A Bittersweet Moment

Aug 24, 2011 | Blog

The upcoming publication of a new book by Gerald Asher (A Vineyard in My Glass, University of California Press) strikes me as a bittersweet moment–sweet because no one writes about wine more elegantly or evocatively, but bitter because his sort of writing seems so rare these days.  

There really are only two kinds of wine writing, or for that matter wine talk.  One dissects and analyzes.  The other conveys appreciation and enjoyment.  The first is dominant today, the second almost anachronistic.

Gourmet Magazine’s wine editor for thirty years, Gerald Asher long has been a master of the second sort, usually through personal essays in which he uses his own experience to convey shared truths.  He invariably writes about wine in context–both the context of it’s being savored, and the context of its origin.

Those go together.  Think how often you have taken a sip of a particular wine and paid no real attention to it, focusing instead on the conversation you’re having or the menu you’re reading.  Five or ten minutes later, having tasted the wine again, you notice it anew.  Then you begin to think about it, or in Asher’s wonderfully chosen word, to “wonder” about it, and so to enjoy it more deeply.  It’s only then, he suggests, that you begin to wonder “why it is as it is.”    
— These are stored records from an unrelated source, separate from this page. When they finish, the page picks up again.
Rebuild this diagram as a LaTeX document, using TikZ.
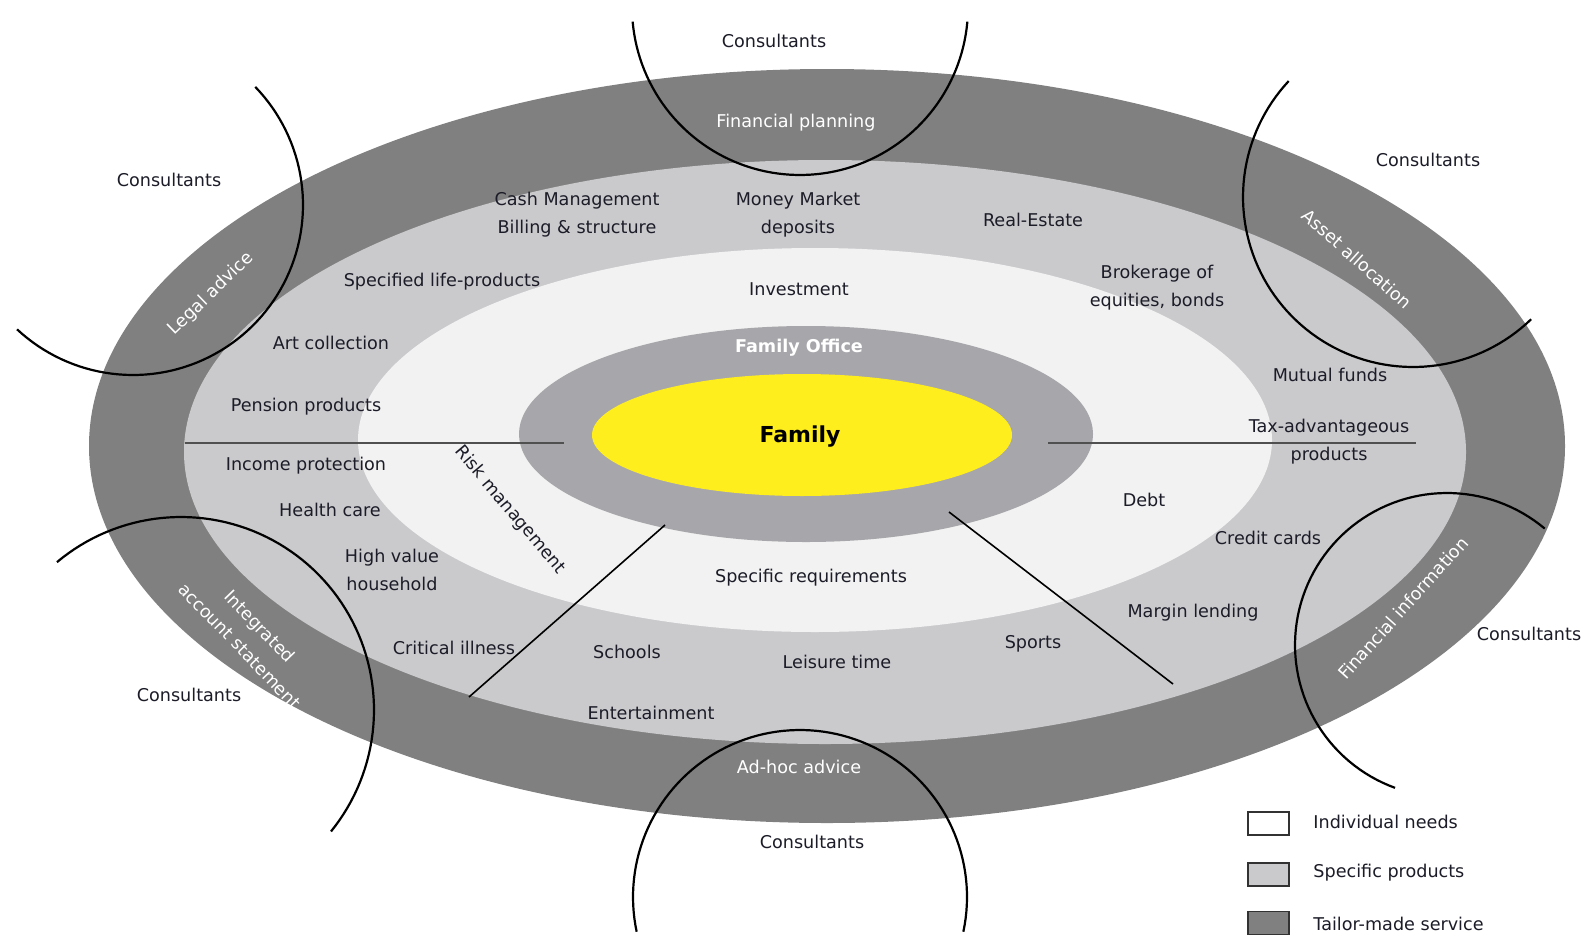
\documentclass[tikz,border=0pt]{standalone}
\usepackage{fontspec}
\setmainfont{DejaVu Sans}
\definecolor{darkring}{RGB}{128,128,128}
\definecolor{lightring}{RGB}{202,202,205}
\definecolor{innerfill}{RGB}{242,242,242}
\definecolor{fofill}{RGB}{167,166,170}
\definecolor{famfill}{RGB}{255,238,30}
\definecolor{txt}{RGB}{28,28,40}
\definecolor{divgray}{RGB}{80,80,80}
\definecolor{legborder}{RGB}{50,50,50}
\tikzset{
  lbl/.style={font=\fontsize{8.8}{14}\selectfont, text=txt, align=center, inner sep=0pt},
  wlbl/.style={lbl, text=white},
  arcline/.style={line width=1.1pt, draw=black},
  divider/.style={line width=1.4pt, draw=divgray},
  spoke/.style={line width=0.8pt, draw=black},
  legbox/.style={draw=legborder, line width=0.9pt, minimum width=20.5pt, minimum height=11.5pt, inner sep=0pt},
}
\begin{document}
\begin{tikzpicture}[x=0.5pt, y=-0.5pt]
\useasboundingbox (0,0) rectangle (1588,937);
\fill[white] (0,0) rectangle (1588,937);
% rings
\fill[darkring] (827,446) ellipse [x radius=738, y radius=377];
\fill[lightring] (825,452) ellipse [x radius=641, y radius=292];
\fill[innerfill] (815,440) ellipse [x radius=457, y radius=192];
\fill[fofill] (806,434) ellipse [x radius=287, y radius=108];
\fill[famfill] (802,435) ellipse [x radius=210, y radius=61];
% dividers
\coordinate (hl1) at (185,443);
\coordinate (hl2) at (564,443);
\coordinate (hr1) at (1048,443);
\coordinate (hr2) at (1416,443);
\coordinate (dl1) at (665,525);
\coordinate (dl2) at (469,697);
\coordinate (dr1) at (949,512);
\coordinate (dr2) at (1173,684);
\draw[divider] (hl1) -- (hl2);
\draw[divider] (hr1) -- (hr2);
\draw[spoke] (dl1) -- (dl2);
\draw[spoke] (dr1) -- (dr2);
% consultant arcs
\draw[arcline] plot[domain=185:355, samples=80] ({800+168*cos(\x)}, {7-168*sin(\x)});
\draw[arcline] plot[domain=-12:192, samples=90] ({800+167*cos(\x)}, {897-167*sin(\x)});
\draw[arcline] plot[domain=-133:44, samples=80] ({133+170*cos(\x)}, {205-170*sin(\x)});
\draw[arcline] plot[domain=137:314, samples=80] ({1413+170*cos(\x)}, {197-170*sin(\x)});
\draw[arcline] plot[domain=-39:130, samples=80] ({181+193*cos(\x)}, {710-193*sin(\x)});
\draw[arcline] plot[domain=50:250, samples=80] ({1447+152*cos(\x)}, {645-152*sin(\x)});
% labels
\node[lbl] (cons1) at (774,41) {Consultants};
\node[wlbl] (finplan) at (796,123) {Financial planning};
\node[lbl] (cons2) at (169,180) {Consultants};
\node[wlbl, rotate=44] (legal) at (211,294) {Legal advice};
\node[lbl] (cash) at (577,215) {Cash Management\\Billing \& structure};
\node[lbl] (money) at (798,215) {Money Market\\deposits};
\node[lbl] (realestate) at (1033,220) {Real-Estate};
\node[lbl] (cons3) at (1428,160) {Consultants};
\node[wlbl, rotate=-42] (asset) at (1357,259) {Asset allocation};
\node[lbl] (speclife) at (442,282) {Specified life-products};
\node[lbl] (invest) at (799,289) {Investment};
\node[lbl] (broker) at (1157,288) {Brokerage of\\equities, bonds};
\node[lbl] (art) at (331,343) {Art collection};
\node[wlbl, font=\bfseries\fontsize{8.8}{14}\selectfont] (famoff) at (799,348) {Family Office};
\node[lbl] (mutual) at (1330,375) {Mutual funds};
\node[lbl] (pension) at (306,407) {Pension products};
\node[lbl, font=\bfseries\fontsize{11}{13}\selectfont, text=black] (family) at (800,437) {Family};
\node[lbl] (tax) at (1329,442) {Tax-advantageous\\products};
\node[lbl] (income) at (306,466) {Income protection};
\node[lbl, rotate=-50] (risk) at (510,510) {Risk management};
\node[lbl] (health) at (330,510) {Health care};
\node[lbl] (debt) at (1144,500) {Debt};
\node[lbl] (credit) at (1268,538) {Credit cards};
\node[lbl] (highval) at (392,570) {High value\\household};
\node[lbl] (specreq) at (811,578) {Specific requirements};
\node[lbl] (margin) at (1193,613) {Margin lending};
\node[wlbl, rotate=-46] (integ) at (250,636) {Integrated\\account statement};
\node[lbl] (critical) at (454,648) {Critical illness};
\node[lbl] (schools) at (627,652) {Schools};
\node[lbl] (leisure) at (837,662) {Leisure time};
\node[lbl] (sports) at (1033,644) {Sports};
\node[wlbl, rotate=48] (fininfo) at (1403,608) {Financial information};
\node[lbl] (cons4) at (1529,634) {Consultants};
\node[lbl] (cons5) at (189,695) {Consultants};
\node[lbl] (entertain) at (651,713) {Entertainment};
\node[wlbl] (adhoc) at (799,767) {Ad-hoc advice};
\node[lbl] (cons6) at (812,842) {Consultants};
% legend
\node[legbox, fill=white] (box1) at (1268.5,823.5) {};
\node[legbox, fill=lightring] (box2) at (1268.5,874.5) {};
\node[legbox, fill=darkring] (box3) at (1268.5,923) {};
\node[lbl, anchor=west] (leg1) at (1313,822) {Individual needs};
\node[lbl, anchor=west] (leg2) at (1313,873) {Specific products};
\node[lbl, anchor=west] (leg3) at (1313,924) {Tailor-made service};
\end{tikzpicture}
\end{document}
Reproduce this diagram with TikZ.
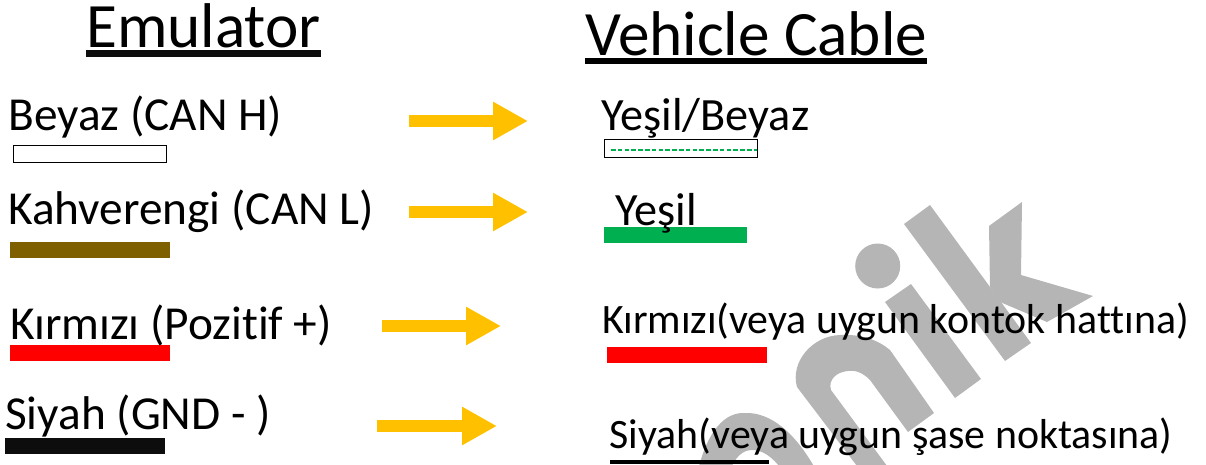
\documentclass[tikz,border=0pt]{standalone}
\usepackage{fontspec}
\setmainfont{Carlito}[Ligatures=NoCommon]
\usetikzlibrary{arrows.meta}
\definecolor{wm}{HTML}{B5B5B5}
\definecolor{gold}{HTML}{FFC000}
\definecolor{grn}{HTML}{00B050}
\definecolor{brn}{HTML}{7F6000}
\definecolor{blk}{HTML}{0D0D0D}
\tikzset{
  title/.style={anchor=base west,inner sep=0pt,font=\fontsize{47.4}{50}\selectfont},
  lab/.style={anchor=base west,inner sep=0pt,font=\fontsize{35.5}{38}\selectfont},
  labr/.style={anchor=base west,inner sep=0pt,font=\fontsize{34.7}{38}\selectfont},
  labs/.style={anchor=base west,inner sep=0pt,font=\fontsize{31.4}{34}\selectfont},
  flow/.style={gold,line width=9pt,-{Triangle[length=26.25pt,width=27pt]}},
  wmark/.style={fill=wm,draw=none}
}
\begin{document}
\begin{tikzpicture}[x=0.75pt,y=-0.75pt]
\useasboundingbox (0,0) rectangle (1206,464);
\begin{scope}
\clip (0,0) rectangle (1206,464);
% watermark
\fill[wmark] (904,224) -- (930,205) -- (1031,343) -- (1005,361) -- cycle;
\fill[wmark] (989,226) -- (1022,202) -- (1021,275) -- (1093,296) -- (1047,322) -- (1000,302) -- (990,287) -- cycle;
\fill[wmark] (885,302) -- (911,284) -- (981,379) -- (955,398) -- cycle;
\fill[wmark] (877.7,266) circle (22.5);
\fill[wmark] (860,470) -- (797,387) .. controls (790,362) and (812,336) .. (840,335) .. controls (862,334) and (878,340) .. (890,350) -- (934,413) -- (908,432) -- (870,380) .. controls (862,372) and (855,370) .. (848,371) .. controls (836,372) and (828,380) .. (831,390) -- (890,470) -- cycle;
\fill[wmark] (698,470) .. controls (708,430) and (725,412) .. (745,413) .. controls (770,412) and (795,432) .. (816,470) -- (782,470) .. controls (772,456) and (762,450) .. (752,450) .. controls (742,450) and (735,458) .. (730,470) -- cycle;
\end{scope}
% bars behind text
\fill[blk] (86,50) rectangle (321,56.5);
\fill[black] (585,58) rectangle (927,64);
\fill[brn] (10,242) rectangle (170,258);
\fill[red] (10,345) rectangle (170,361);
\fill[blk] (5,438) rectangle (165,454);
\fill[grn] (604,227) rectangle (747,243);
\fill[red] (607,347) rectangle (767,362.5);
\fill[black] (610,460) rectangle (769,464);
% texts
\node[title] (emu) at (86,47) {Emulator};
\node[title] (veh) at (585,55.5) {Vehicle Cable};
\node[lab] (l1) at (8,130.5) {Beyaz (CAN H)};
\node[lab] (l2) at (8,224.5) {Kahverengi (CAN L)};
\node[lab] (l3) at (10,339) {Kırmızı (Pozitif +)};
\node[lab] (l4) at (5,429) {Siyah (GND - )};
\node[labr] (r1) at (601,130.5) {Yeşil/Beyaz};
\node[labr] (r2) at (615,225) {Yeşil};
\node[labs] (r3) at (602,333.5) {Kırmızı(veya uygun kontok hattına)};
\node[labs] (r4) at (609.5,448) {Siyah(veya uygun şase noktasına)};
% boxes
\draw[black,fill=white,line width=0.75pt] (13.5,145) rectangle (166.5,162.5);
\draw[black,fill=white,line width=0.75pt] (604.5,139.5) rectangle (757.5,157);
\draw[grn,line width=1.1pt,dash pattern=on 3.5pt off 1.6pt] (611,150) -- (757,150);
% arrows
\coordinate (a1s) at (409,121); \coordinate (a1e) at (528,121);
\coordinate (a2s) at (409,212); \coordinate (a2e) at (528,212);
\coordinate (a3s) at (382,326); \coordinate (a3e) at (501,326);
\coordinate (a4s) at (377,426); \coordinate (a4e) at (497,426);
\draw[flow] (a1s) -- (a1e);
\draw[flow] (a2s) -- (a2e);
\draw[flow] (a3s) -- (a3e);
\draw[flow] (a4s) -- (a4e);
\end{tikzpicture}
\end{document}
Why certain wines are as they are is the theme of A Vineyard in My Glass.  And sweet it is indeed.  Asher’s prose is as delicious as his varied subjects.

The bitterness, though, comes from the fact that virtually all the essays in the book were written over a decade ago.  The problem isn’t that they are dated, but that this sort of writing rarely can find a commercial venue anymore.  Today’s wine drinkers apparently don’t want to read it–or at least that’s what many editors and publishers think.

Wine is worth caring about it because the enjoyment of it, while sometimes simple, can be rich and complex.  We may sometimes use those last two words to describe a particular wine, but in truth they express our experience of the wine more than the liquid itself.  Gerald Asher’s essays make that abundantly clear–which is why they are well worth reading (and re-reading).  As he once memorably explained, “only idiots take their pleasures frivolously.”